# Success after multiple failures



## HopefulP (Jun 14, 2008)

Hi girls, this is just a message to give hope to some of you who have had various failures. It might be a short message as I am sitting in bed due to feed my twins soon who were a result of our 20th transfer, having had a previous success on our 14th cycle also. We did 5 own egg cycles in Ireland before moving on and in total over the years we have done each cycle as quickly as we could return and sometimes back to back as we are now 45 and were becoming financially and emotionally exhausted by the life of ivf. We also had 3 early m/c, also lost twins at 9and 12 weeks, and had an ectopic over all the cycles....... The 20 cycles include any cycle where I was medicated and prepared for transfer and therefore include a few nothing to transfer having travelled abroad and twice poor pgd results so cycle was cancelled before transfer. No reason was ever found for our failures and in the beginning we had failures on our first 6 cycles of DE abroad so not a great start despite large egg numbers and good fertilisation rates. Then twins.... miracles.... but we lost them but realised it could have worked so we kept going. we went to 5 clinics in total in 3 countries and spent a fortune. My advice is to keep going and do what or can afford do to get there as they will feel like your babies when you get them. We were prepared to do embryo donation which was cheaper but no clinic thought it necessary. With repeated failures you need to be strong and just put your head down and keep going. It is not easy but you at least have the same great odds each cycle. I was always looking for someone with a bad history to give me hope over the years. If anyone can beat our record, well i hope you get there, but looking back my failure and m/c rate is not really at odds overall. Our last few cycles resulted in baby on cycle 14 then failure, failure, failure, ectopic, mc, healthy twins on our last of 20 cycles. Our babies were the result of a frozen morula cycle and then disappointing grade 2 blasts. We are delighted we never gave up and our family and world is complete. For me it wasn't an option unless medical advice said so. Good luck to you all and I hope those who are finding it tough get some encouragement to keep going. Now I'm off to feed my gorgeous sons.


----------



## Tamsutbadger (Nov 1, 2009)

First of all wow wow and congratulations what a journey and how special must yr boys be a real survivor story.  I am just feeding my little girl after 3rd donor egg cycle we got our little miracle and our family is complete.  Its such a journey yet one that mustn't be taken lightly yet u must fight to achieve yr dream.  Date to dream lovely to read yr story.  Tammy X😊


----------



## CC_Lee (Nov 8, 2012)

Thanks for posting. What a lovely happy ending. We are only 2 failed cycles in and already I wonder how many more we have in us. Enjoy.


----------



## A J (Oct 2, 2011)

Thank you so much for posting Hopefull and a huge congratulations. What determination and strength you have shown. Tammy- not sure if you remember me from last year? Fantastic news you too have your miracle baby.

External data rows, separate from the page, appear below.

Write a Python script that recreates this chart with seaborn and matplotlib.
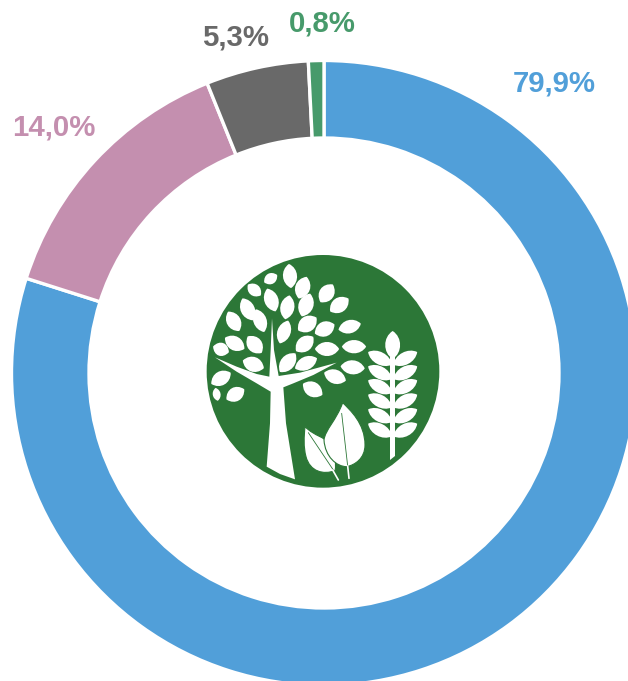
## donut chart with the tree logo in the middle

import matplotlib
matplotlib.use("Agg")
import matplotlib.pyplot as plt
from matplotlib.patches import Circle, PathPatch, Polygon
from matplotlib.path import Path
from matplotlib.transforms import Affine2D
import seaborn as sns

sns.set_theme(style="white")
plt.rcParams["font.family"] = ["Liberation Sans", "DejaVu Sans"]

categories = ["blue", "pink", "grey", "green"]
shares = [79.9, 14.0, 5.3, 0.8]
slice_colors = ["#519FD9", "#C48FAF", "#696969", "#479A6B"]
label_x = [554.5, 54, 235.5, 322]
label_y = [83, 128, 38, 24]

logo_green = "#2C7737"

## leaf x, y, length, width, angle, in pixels of a 720 box around the logo
tree_leaves = [
    (270, 78, 65, 36, 85), (308, 113, 62, 38, -70), (212, 86, 40, 28, -30),
    (163, 120, 45, 30, 40), (214, 150, 65, 36, 70), (262, 172, 65, 36, -80),
    (318, 165, 65, 38, -70), (380, 130, 58, 38, -55), (418, 165, 60, 38, -35),
    (143, 178, 65, 36, 65), (101, 214, 60, 36, 60), (180, 212, 65, 34, 70),
    (252, 246, 65, 34, -70), (322, 222, 60, 40, -35), (374, 237, 58, 38, -25),
    (449, 230, 62, 34, -15), (104, 280, 60, 36, 30), (164, 284, 58, 38, 50),
    (63, 298, 45, 34, 20), (314, 282, 60, 38, -40), (381, 297, 65, 36, 0),
    (462, 290, 65, 34, 0), (160, 343, 60, 38, 20), (263, 338, 65, 36, -50),
    (318, 340, 65, 34, -25), (458, 352, 65, 36, 5), (405, 380, 62, 36, 20),
    (338, 418, 60, 38, 30), (63, 385, 60, 36, -30), (106, 433, 55, 36, -30),
    (50, 433, 35, 20, 80),
]
wheat_rows = [325, 368, 410, 453, 497, 540]
trunk = [
    (216, 205), (222, 300), (236, 378), (300, 368), (410, 338), (340, 375),
    (280, 400), (250, 412), (258, 520), (285, 688), (240, 672), (200, 650),
    (210, 520), (212, 425), (170, 400), (110, 365), (45, 322), (110, 350),
    (170, 372), (208, 380), (212, 300),
]


def add_leaf(ax, x, y, length, width, angle):
    ## pointed leaf, two curves from tip to tip, rounded in the middle
    h = length / 2 * 1.12
    w = width * 0.68 * 1.15
    verts = [(-h, 0), (-h * 0.55, -w), (h * 0.55, -w), (h, 0),
             (h * 0.55, w), (-h * 0.55, w), (-h, 0)]
    codes = [Path.MOVETO] + [Path.CURVE4] * 6
    tr = Affine2D().rotate_deg(angle).translate(x, y) + ax.transData
    ax.add_patch(PathPatch(Path(verts, codes), fc="white", ec="none", transform=tr))


fig = plt.figure(figsize=(6.28, 6.81), dpi=100)
ax = fig.add_axes([0, 0, 1, 1])

ax.pie(shares,
       colors=slice_colors,
       startangle=90,
       counterclock=False,
       center=(324, 308),
       radius=312.5,
       frame=True,
       wedgeprops={"width": 77.5, "edgecolor": "white", "linewidth": 2.4})
ax.set_xlim(0, 628)
ax.set_ylim(0, 681)
ax.set_aspect("equal")
ax.set_axis_off()

for share, color, x, y in zip(shares, slice_colors, label_x, label_y):
    ax.text(x, 681 - y, "{:.1f}%".format(share).replace(".", ","),
            color=color, fontsize=21.2, fontweight="bold",
            ha="center", va="center")

## logo axes, y runs downwards
logo = fig.add_axes([200 / 628, (681 - 490) / 681, 240 / 628, 240 / 681])
logo.set_xlim(0, 720)
logo.set_ylim(720, 0)
logo.set_axis_off()
logo.add_patch(Circle((369, 364), 349, fc=logo_green, ec="none"))

for leaf in tree_leaves:
    add_leaf(logo, *leaf)
logo.add_patch(Polygon(trunk, closed=True, fc="white", ec="none"))

## wheat
logo.add_patch(Polygon([(570, 320), (585, 320), (585, 618), (570, 630)],
                       closed=True, fc="white", ec="none"))
add_leaf(logo, 578, 285, 75, 38, 90)
for row in wheat_rows:
    add_leaf(logo, 540, row, 72, 32, 28)
    add_leaf(logo, 616, row, 72, 32, -28)

## two leaves at the bottom
big_leaf = [(428, 458), (450, 480), (495, 520), (495, 585),
            (495, 625), (465, 645), (440, 650),
            (410, 650), (375, 620), (372, 570),
            (375, 540), (410, 510), (428, 458)]
small_leaf = [(315, 530), (345, 560), (375, 560), (385, 580),
              (405, 620), (410, 640), (405, 662),
              (370, 675), (330, 665), (318, 620),
              (310, 590), (312, 560), (315, 530)]
leaf_codes = [Path.MOVETO] + [Path.CURVE4] * 12
logo.add_patch(PathPatch(Path(small_leaf, leaf_codes), fc="white", ec=logo_green, lw=0.8))
logo.add_patch(PathPatch(Path(big_leaf, leaf_codes), fc="white", ec=logo_green, lw=0.8))
logo.plot([325, 400], [548, 660], color=logo_green, lw=0.6)
logo.plot([425, 443], [490, 648], color=logo_green, lw=0.6)
logo.plot([398, 415], [660, 690], color="white", lw=1.2)
logo.plot([443, 447], [648, 685], color="white", lw=1.2)

plt.savefig("out.png", dpi=100)
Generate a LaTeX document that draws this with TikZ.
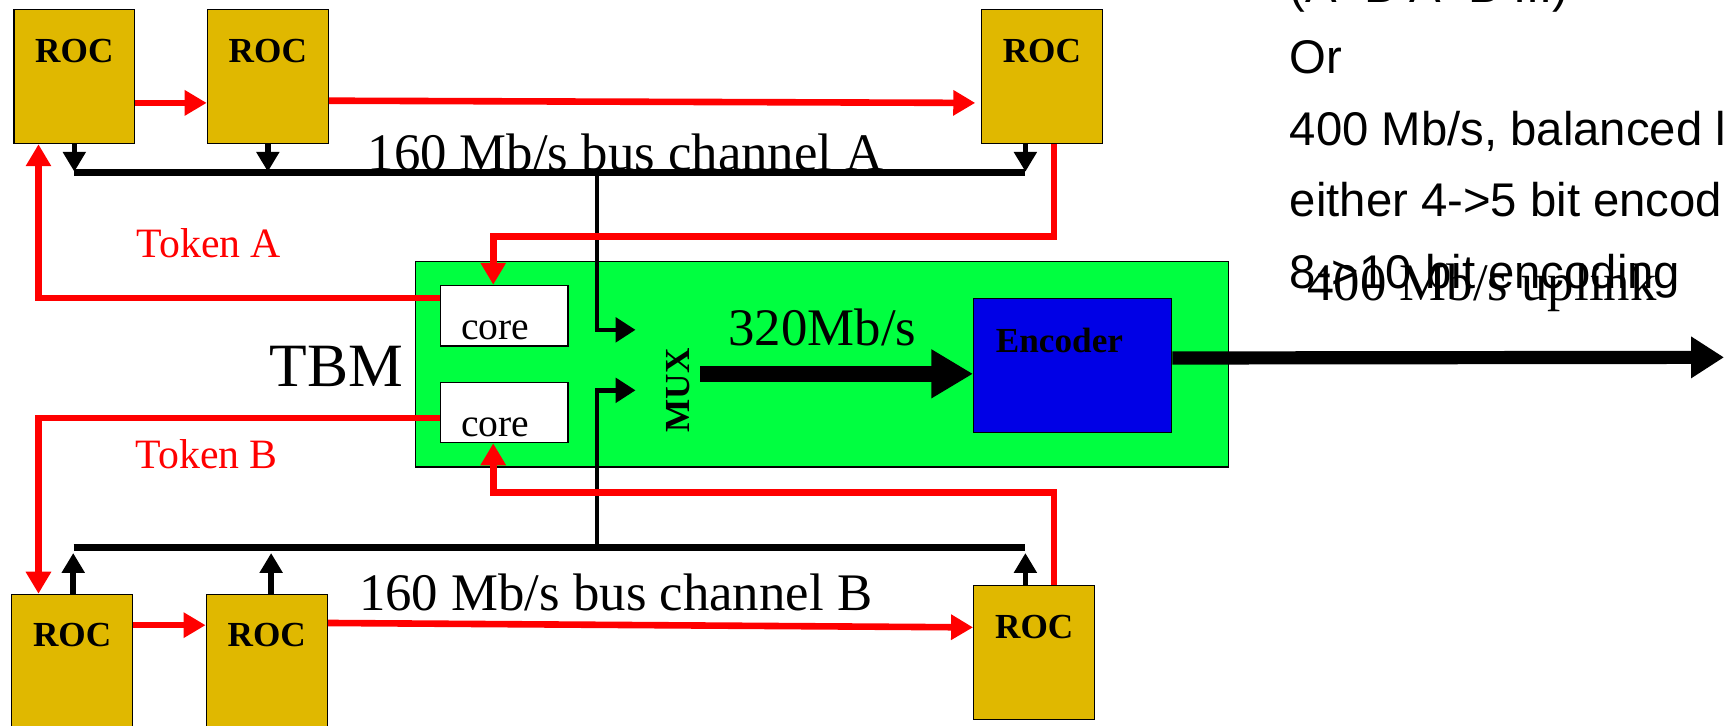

Sometimes I do feel like giving up after lots of failures including 7 mc's but I'm not at the end yet and will carry on as I know it can be achieved- you are living proof!

AJ xx


----------



## Tamsutbadger (Nov 1, 2009)

Yes I remember you keep going I am living proof dare to dream can be achieved with a bit of faith and belief and not giving up just go for it u will get there.  Our little girl well what can I say I still pinch myself everyday thinking how lucky we r she's adorable and perfect I adore being a mummy...

Good luck keep strong protect yr heart and it will happen Xxx


----------